My Kind of Meditation
I lived in a beach town for a couple years. It was pretty nice because I was literally a mile from the beach. I could go there on a lunch break and often I did. I would hop into the car and head down, find a parking spot, and sit and stare at the waves while I ate my sandwich. Usually I only had 15-20 minutes but it really helped me to focus and organize my priorities.
For days after my little mental clearing sessions, I always felt relaxed and it was as if my troubles melted away. I genuinely found myself saying to a lot of day to day stresses 'it's just not that big of a deal in the grand scheme of things'. I also found myself less concerned about the materialistic nature of modern life. After seeing the simple beauty of the world around me, things like what car I drove or what clothes I was wearing just didn't seem as important. In short, I felt more grounded and connected to my own life, as if I had control over it.
That's when I realized the therapeutic value of taking the time to clear my head. Call it meditation, but just 15 minutes a few times a week can help you to realign your goals, and help you put things in check that seem too tough to tackle. Now I am not the type to sit down and stare at a spot on the wall in a more formal type of meditation, but scientists seem to agree that this habitual process of training your mind to focus and prioritize your thoughts can really bring about an overall improvement in the quality of life. Just look at these health benefits of meditation:
Reduced Stress and Better Sleep
Meditation has been shown to reduce the stress hormone cortisol. By reducing this inflammatory response in the body, scientists have found that participants saw an improvement in symptoms of stress-related conditions such as irritable bowel syndrome, post-traumatic stress disorder (PTSD) and fibromyalgia. They also had decreased blood pressure, cloudy thinking, and increased energy probably because they slept better. Those who meditated were able to fall asleep sooner and sleep longer. Better sleep can give your body time to recuperate from gym time, or just the daily grind.
Meditation can also lead to an improved self-image and more positive outlook on life, as well as a more positive mood. This was my biggest take away from my sessions. By developing a stronger understanding of yourself, you can develop creative thinking patterns and weigh the outcomes of your actions which helps to stop self defeating actions that may be keeping you from achieving your goals. Taking the time to invest a few minutes of your day to meditate can pay off in your overall outlook.
Scientists also saw an increase in brain electrical activity in those who meditated. This activity is a vital part of pain perception and pain management since it is tied to your state of mind and mood. Basically, if you are feeling stressed, things will seem to hurt more.
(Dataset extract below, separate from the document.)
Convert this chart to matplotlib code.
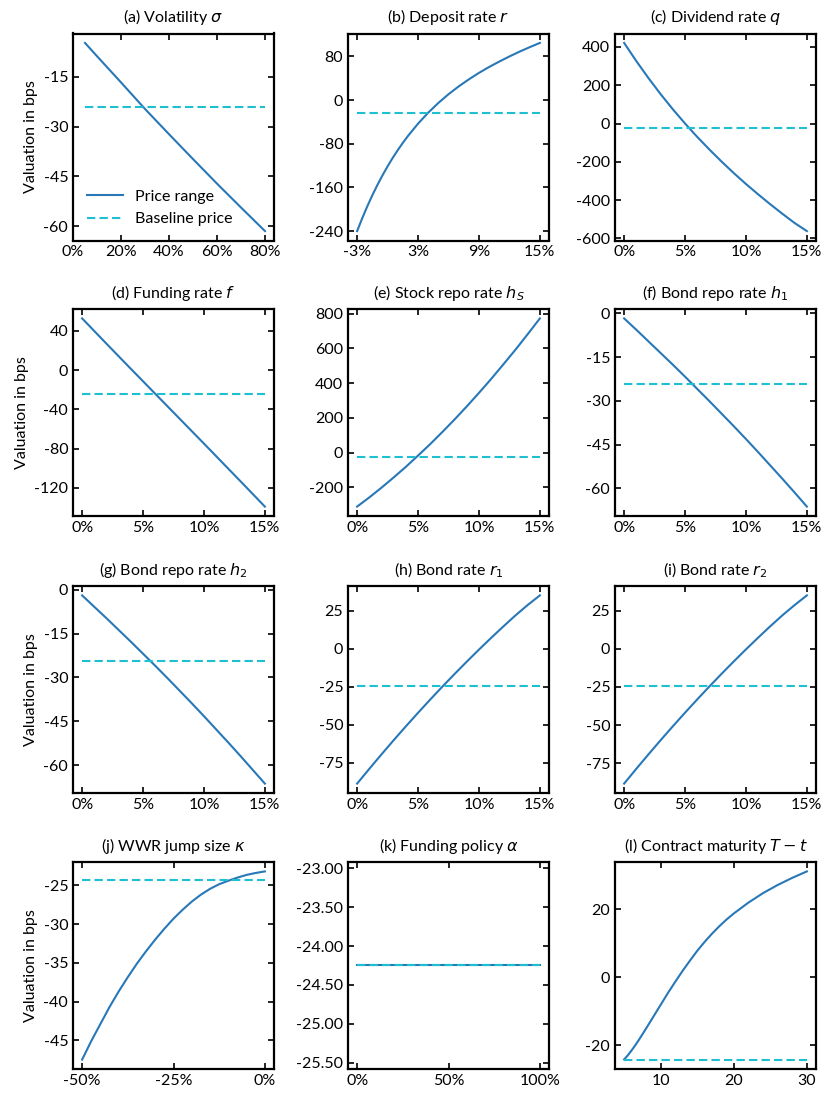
import numpy as np
import matplotlib
matplotlib.use("Agg")
import matplotlib.pyplot as plt
from matplotlib.ticker import FuncFormatter, FixedLocator

plt.rcParams['font.family'] = ['Lato', 'DejaVu Sans']
plt.rcParams['mathtext.fontset'] = 'dejavusans'
fs = 11.5  # font size used everywhere

price_col = "#2878b8"   # Price range
base_col = "#1fbfd2"    # Baseline price
baseline = -24.25       # baseline price in bps

# (a) volatility sigma, in %
sig_x = [5, 10, 20, 30, 40, 50, 60, 70, 80]
sig_y = [-4.8, -8.8, -16.7, -24.7, -32.3, -39.8, -47.2, -54.4, -61.5]
# (b) deposit rate r
r_x = [-3, -2.5, -2, -1.5, -1, -0.5, 0, 0.5, 1, 1.5, 2, 3, 4, 5, 6, 7, 8, 9, 10, 11, 12, 13, 14, 15]
r_y = [-240, -216.5, -194.6, -174.3, -155.4, -137.8, -121.4, -106.0, -91.8, -78.4, -65.9,
       -43.2, -23.1, -5.3, 10.7, 25.0, 37.9, 49.8, 60.6, 70.5, 79.9, 88.7, 96.9, 104.7]
# x grid for the 0-15% panels
rate_x = [0, 1, 2, 3, 4, 5, 6, 7, 8, 9, 10, 11, 12, 13, 14, 15]
# (c) dividend rate q
q_y = [421, 326, 237, 153, 74, 0, -70, -136, -199, -259, -316, -370, -422, -472, -520, -562]
# (d) funding rate f
f_y = [52.6, 39.7, 26.8, 14.0, 1.2, -11.5, -24.2, -36.9, -49.6, -62.3, -75.0, -87.8, -100.6, -113.4, -126.3, -139.2]
# (e) stock repo rate h_S
hs_y = [-311, -258, -202, -143, -82, -17, 49, 119, 191, 266, 344, 424, 508, 593, 682, 773]
# (f) bond repo rate h_1
h1_y = [-1.7, -5.6, -9.6, -13.6, -17.6, -21.7, -25.9, -30.1, -34.4, -38.7, -43.1, -47.6, -52.2, -56.8, -61.5, -66.3]
# (g) bond repo rate h_2
h2_y = [-2.0, -5.9, -9.8, -13.8, -17.8, -21.9, -26.0, -30.2, -34.5, -38.8, -43.2, -47.7, -52.2, -56.8, -61.5, -66.2]
# (h) bond rate r_1
r1_y = [-88.6, -78.9, -69.4, -60.1, -51.0, -42.1, -33.4, -24.9, -16.6, -8.5, -0.6, 7.1, 14.6, 21.9, 28.7, 35.0]
# (i) bond rate r_2
r2_y = [-88.4, -78.7, -69.2, -59.9, -50.8, -41.9, -33.2, -24.7, -16.4, -8.3, -0.4, 7.3, 14.8, 22.0, 28.7, 35.0]
# (j) WWR jump size kappa
k_x = [-50, -47.5, -45, -42.5, -40, -37.5, -35, -32.5, -30, -27.5, -25, -22.5, -20,
       -17.5, -15, -12.5, -10, -7.5, -5, -2.5, 0]
k_y = [-47.5, -45.1, -42.9, -40.7, -38.7, -36.85, -35.1, -33.5, -32.0, -30.6, -29.3, -28.15,
       -27.1, -26.2, -25.45, -24.85, -24.4, -24.0, -23.65, -23.4, -23.2]
# (k) funding policy alpha
a_x = [0, 25, 50, 75, 100]
a_y = [-24.25, -24.25, -24.25, -24.25, -24.25]
# (l) contract maturity T - t, in years
t_x = [5, 5.5, 6, 6.5, 7, 8, 9, 10, 11, 12, 13, 14, 15, 16, 17, 18, 19, 20, 22, 24, 26, 28, 30]
t_y = [-24.2, -23.0, -21.6, -20.1, -18.5, -15.1, -11.6, -8.1, -4.6, -1.3, 1.9, 4.9, 7.8, 10.4,
       12.8, 15.0, 17.0, 18.8, 22.0, 24.8, 27.2, 29.3, 31.2]

titles = [r"(a) Volatility $\sigma$", r"(b) Deposit rate $r$", r"(c) Dividend rate $q$",
          r"(d) Funding rate $f$", r"(e) Stock repo rate $h_S$", r"(f) Bond repo rate $h_1$",
          r"(g) Bond repo rate $h_2$", r"(h) Bond rate $r_1$", r"(i) Bond rate $r_2$",
          r"(j) WWR jump size $\kappa$", r"(k) Funding policy $\alpha$", r"(l) Contract maturity $T-t$"]
xs = [sig_x, r_x, rate_x, rate_x, rate_x, rate_x, rate_x, rate_x, rate_x, k_x, a_x, t_x]
ys = [sig_y, r_y, q_y, f_y, hs_y, h1_y, h2_y, r1_y, r2_y, k_y, a_y, t_y]
xticks = [[0, 20, 40, 60, 80], [-3, 3, 9, 15], [0, 5, 10, 15], [0, 5, 10, 15],
          [0, 5, 10, 15], [0, 5, 10, 15], [0, 5, 10, 15], [0, 5, 10, 15],
          [0, 5, 10, 15], [-50, -25, 0], [0, 50, 100], [10, 20, 30]]
yticks = [[-60, -45, -30, -15], [-240, -160, -80, 0, 80], [-600, -400, -200, 0, 200, 400],
          [-120, -80, -40, 0, 40], [-200, 0, 200, 400, 600, 800], [-60, -45, -30, -15, 0],
          [-60, -45, -30, -15, 0], [-75, -50, -25, 0, 25], [-75, -50, -25, 0, 25],
          [-45, -40, -35, -30, -25], [-25.5, -25.0, -24.5, -24.0, -23.5, -23.0], [-20, 0, 20]]

# pixel layout of the 4x3 grid
W, H = 831, 1104
lefts = [73, 348, 615]
tops = [33.5, 309, 586, 862]
aw, ah = 201, 207

fig = plt.figure(figsize=(W / 100, H / 100), dpi=100)

pct = FuncFormatter(lambda v, p: "{:g}%".format(v))
for i in range(12):
    row, col = divmod(i, 3)
    ax = fig.add_axes([lefts[col] / W, 1 - (tops[row] + ah) / H, aw / W, ah / H])
    x = xs[i]
    ax.plot(x, ys[i], color=price_col, lw=1.5, label="Price range")
    ax.plot(x, [baseline] * len(x), color=base_col, lw=1.5, ls=(0, (4, 2)), label="Baseline price")
    ax.set_title(titles[i], fontsize=fs, pad=8)
    ax.xaxis.set_major_locator(FixedLocator(xticks[i]))
    ax.yaxis.set_major_locator(FixedLocator(yticks[i]))
    if i != 11:
        ax.xaxis.set_major_formatter(pct)
    if i == 0:
        ax.set_xlim(0, 83.75)
    if i == 10:
        ax.yaxis.set_major_formatter(FuncFormatter(lambda v, p: "{:.2f}".format(v)))
    else:
        ax.yaxis.set_major_formatter(FuncFormatter(lambda v, p: "{:g}".format(v)))
    ax.tick_params(direction='in', top=True, right=True, length=4, width=1.2, labelsize=fs)
    for s in ax.spines.values():
        s.set_linewidth(1.6)
    if col == 0:
        ax.set_ylabel("Valuation in bps", fontsize=fs)
    if i == 0:
        ax.legend(loc='lower left', frameon=False, fontsize=fs, handlelength=2.2,
                  borderaxespad=0.5)

fig.savefig("out.png", dpi=100)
In MRI scans of those who meditated, the increased electrical activity was in pain control centers of the brain which means the practitioners had less sensitivity to pain and a decrease in complaints of chronic or intermittent pain.
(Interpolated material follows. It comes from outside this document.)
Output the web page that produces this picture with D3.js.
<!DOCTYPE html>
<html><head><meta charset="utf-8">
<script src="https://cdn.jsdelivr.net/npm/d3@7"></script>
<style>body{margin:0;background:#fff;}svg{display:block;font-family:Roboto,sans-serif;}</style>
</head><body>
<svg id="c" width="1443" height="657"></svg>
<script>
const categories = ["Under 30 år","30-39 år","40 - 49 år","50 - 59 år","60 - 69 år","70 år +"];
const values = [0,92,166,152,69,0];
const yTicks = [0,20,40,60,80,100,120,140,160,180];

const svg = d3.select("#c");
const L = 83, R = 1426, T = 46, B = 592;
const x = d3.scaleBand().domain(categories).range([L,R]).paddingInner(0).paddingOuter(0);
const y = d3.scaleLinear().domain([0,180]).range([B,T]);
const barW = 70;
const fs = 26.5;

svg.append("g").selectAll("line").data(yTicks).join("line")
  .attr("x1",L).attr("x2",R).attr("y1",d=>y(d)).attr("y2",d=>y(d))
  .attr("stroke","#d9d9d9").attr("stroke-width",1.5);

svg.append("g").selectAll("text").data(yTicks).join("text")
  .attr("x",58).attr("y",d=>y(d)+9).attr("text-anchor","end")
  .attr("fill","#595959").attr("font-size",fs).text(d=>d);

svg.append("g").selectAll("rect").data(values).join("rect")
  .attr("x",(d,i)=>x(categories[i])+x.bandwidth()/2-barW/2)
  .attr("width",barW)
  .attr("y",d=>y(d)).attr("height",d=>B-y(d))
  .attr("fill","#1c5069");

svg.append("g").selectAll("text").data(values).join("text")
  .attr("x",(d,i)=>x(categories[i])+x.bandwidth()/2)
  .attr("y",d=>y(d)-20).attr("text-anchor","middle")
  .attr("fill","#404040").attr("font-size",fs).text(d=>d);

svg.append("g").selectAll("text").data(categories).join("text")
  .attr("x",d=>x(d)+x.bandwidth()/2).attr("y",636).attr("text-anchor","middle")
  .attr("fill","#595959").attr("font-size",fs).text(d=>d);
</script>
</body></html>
Meditation has been shown to reduce anxiety symptoms and helps to address anxiety disorders such as phobias, social anxiety, paranoid thoughts, obsessive-compulsive behaviors and panic attacks. It seems that a little inward reflection helps us to better understand and deal with those around us.
Just a few minutes per day of meditation helped participants increase the strength and endurance of their attention span. This is a big problem for me, and many others, as the chaotic world we live in seems to draw or attention to 10 different things at once. Even at work, we are trying to answer phones, check work email, personal email, etc. Taking a few minutes to think about one think at a time actually allows you better cope with all of the things flying at you during the day.
Fights Memory Loss
Many of us have known an elderly person who lost the ability to think clearly or became forgetful, so improving your attention span through meditation could keep age-related memory loss in check Meditation can help you better remember tasks and keep your mind young.
Fights Addictive Behaviors
By spending time looking inward, you can identify the triggers of your addictive behaviors. That could be over eating, drinking, drugs, or even obsessive compulsive disorders like hoarding or collecting too much stuff. Reducing these dependencies is possible by increasing willpower and finding healthier things to focus your attention on. One study of alcoholics who were taught to meditate found that they were able to control their cravings and the stress of wanting to drink. Another study showed that binge eaters could better control their emotional response to food.
As you can see, meditation could be a stepping stone to achieving things you find to hard to conquer. But you don't need to feel like you need to sit down and stare off for long periods of time: start off with just 5 minutes a day where you place yourself in a quiet environment free of distractions. Sometimes on a lunch break I will go sit in my car. Sometimes I will listen to music, other times I find that silence is better.
I don't live by the beach anymore so sometimes I will go sit on my back porch and watch the trees sway in the wind. It's the same principle. It doesn't cost a dime to spend a few minutes thinking about where I am, where I want to be, and how I am going to get there. I hope you see the value in a little alone time as well.